Wednesday, September 6, 2006

Lymphocyte migration triggered by sphingosine-1-phosphate


drj writes "Why did the lymphocyte leave the lymphoid organ? A chemical gradient was long suspected and now some details have been identified. Matloubian et al. found very few lymphocytes in the blood of mice with lymphocytes that are deficient in one particular receptor for sphingosine-1-phosphate (S1P), called S1P1. They show that developing S1P1-deficient thymocytes remain in the thymus and B cells remain in peripheral lymphoid organs, though there is only a mild alteration in the the subpopulations within these organs. Normal thymocytes but not deficient thymocytes move in response to a S1P gradient. Antigen stimulated T cells transiently reduce S1P1 expression, which is mostly restored within days, suggesting a molecular basis for transient retention in lymphoid organs. An immunosuppressant drug currently in clinical trials, FTY720, binds S1P1, leading to receptor downregulation and reduced migration. The data strongly support a compelling model, albeit one with many details yet to be determined."
pubmed M. Matloubian et al.
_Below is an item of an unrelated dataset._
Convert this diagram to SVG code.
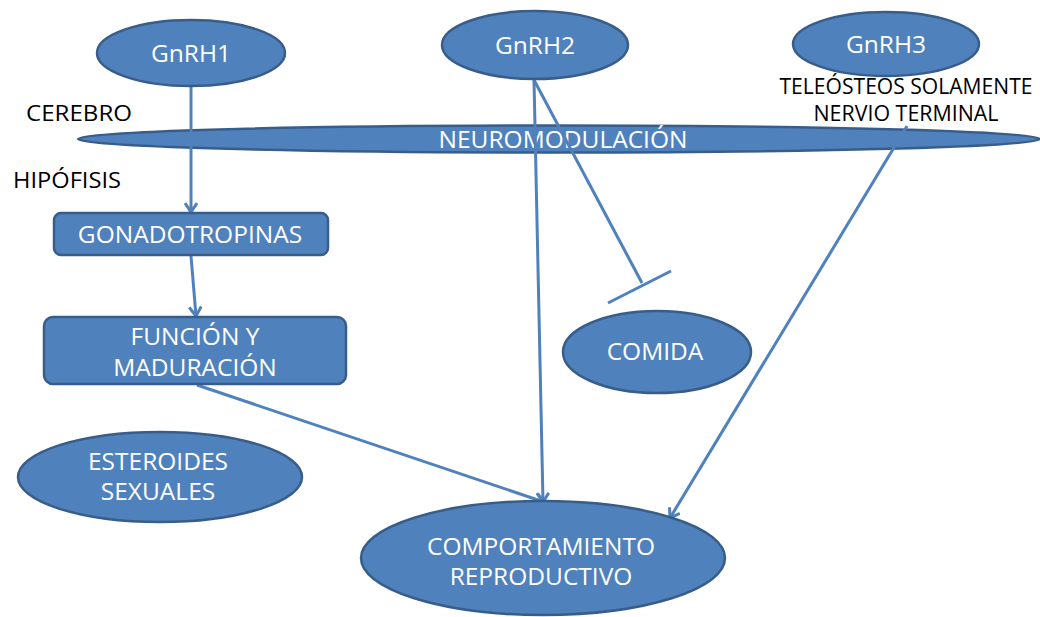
<svg xmlns="http://www.w3.org/2000/svg" width="1040" height="617" viewBox="0 0 1040 617">
<style>
.n{fill:#4F81BD;stroke:#385D8A;stroke-width:2.5}
.t{font-family:"Open Sans","Liberation Sans",sans-serif;font-size:24.5px;fill:#fff;text-anchor:middle}
.b{font-family:"Open Sans","Liberation Sans",sans-serif;font-size:21px;fill:#000;text-anchor:middle}
.c{stroke:#4F81BD;stroke-width:3;fill:none}
</style>
<defs>
<marker id="ah" markerWidth="14" markerHeight="14" refX="11" refY="7" orient="auto" markerUnits="userSpaceOnUse">
<path d="M2,1 L11,7 L2,13" fill="none" stroke="#4F81BD" stroke-width="3"/>
</marker>
</defs>
<rect width="1040" height="617" fill="#fff"/>
<g id="neuromodulacion">
<ellipse class="n" cx="559" cy="139" rx="481" ry="13.5"/>
<text class="t" x="563" y="148">NEUROMODULACIÓN</text>
</g>
<g id="labels">
<text class="b" x="79" y="121" font-size="23" textLength="106" lengthAdjust="spacingAndGlyphs">CEREBRO</text>
<text class="b" x="67" y="188" font-size="23" textLength="108" lengthAdjust="spacingAndGlyphs">HIPÓFISIS</text>
</g>
<g id="teleosteos">
<text class="b" x="906" y="94" textLength="253" lengthAdjust="spacingAndGlyphs">TELEÓSTEOS SOLAMENTE</text>
<text class="b" x="906" y="121" textLength="185" lengthAdjust="spacingAndGlyphs">NERVIO TERMINAL</text>
</g>
<g id="connectors">
<line class="c" x1="191" y1="86" x2="191" y2="212" marker-end="url(#ah)"/>
<line class="c" x1="191" y1="256" x2="196" y2="316" marker-end="url(#ah)"/>
<line class="c" x1="197" y1="385" x2="544" y2="502" marker-end="url(#ah)"/>
<line class="c" x1="534" y1="80" x2="543" y2="502" marker-end="url(#ah)"/>
<line class="c" x1="534" y1="80" x2="642" y2="283"/>
<line class="c" x1="608" y1="303" x2="671" y2="271"/>
<line class="c" x1="907" y1="126" x2="670" y2="518" marker-end="url(#ah)"/>
</g>
<g id="gnrh1">
<ellipse class="n" cx="191" cy="53" rx="94" ry="33"/>
<text class="t" x="191" y="62">GnRH1</text>
</g>
<g id="gnrh2">
<ellipse class="n" cx="535" cy="45" rx="93" ry="34"/>
<text class="t" x="535" y="54">GnRH2</text>
</g>
<g id="gnrh3">
<ellipse class="n" cx="886" cy="44" rx="93" ry="32"/>
<text class="t" x="886" y="53">GnRH3</text>
</g>
<g id="gonadotropinas">
<rect class="n" x="54" y="213" width="274" height="42" rx="7"/>
<text class="t" x="190" y="243">GONADOTROPINAS</text>
</g>
<g id="funcion">
<rect class="n" x="44" y="317" width="302" height="67" rx="9"/>
<text class="t" x="195" y="345">FUNCIÓN Y</text>
<text class="t" x="195" y="376">MADURACIÓN</text>
</g>
<g id="comida">
<ellipse class="n" cx="657" cy="352" rx="94" ry="41"/>
<text class="t" x="655" y="360">COMIDA</text>
</g>
<g id="esteroides">
<ellipse class="n" cx="160" cy="477" rx="142" ry="45"/>
<text class="t" x="158" y="470">ESTEROIDES</text>
<text class="t" x="158" y="500">SEXUALES</text>
</g>
<g id="comportamiento">
<ellipse class="n" cx="543" cy="558" rx="182" ry="57"/>
<text class="t" x="541" y="555">COMPORTAMIENTO</text>
<text class="t" x="541" y="585">REPRODUCTIVO</text>
</g>
</svg>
Nature 427:355-360. January 22, 2004

1 comment:

Anonymous said...

gradient?

They show that S1P is chemoattractive with 10 nM causing ~2% of mature thymocytes to migrate and 100 nM causing ~4% to migrate (Fig. 3, baseline ~0.2% migration). Without a gradient, S1P caused little or no cell migration (p. 357). They cite papers stating that the constitutive concentration of S1P levels blood is high (100-400 nM in plasma, p.358). It will be important to see whether the inter-thymic levels of S1P are lower than the plasma levels, as required to form the proposed chemoattractive gradient.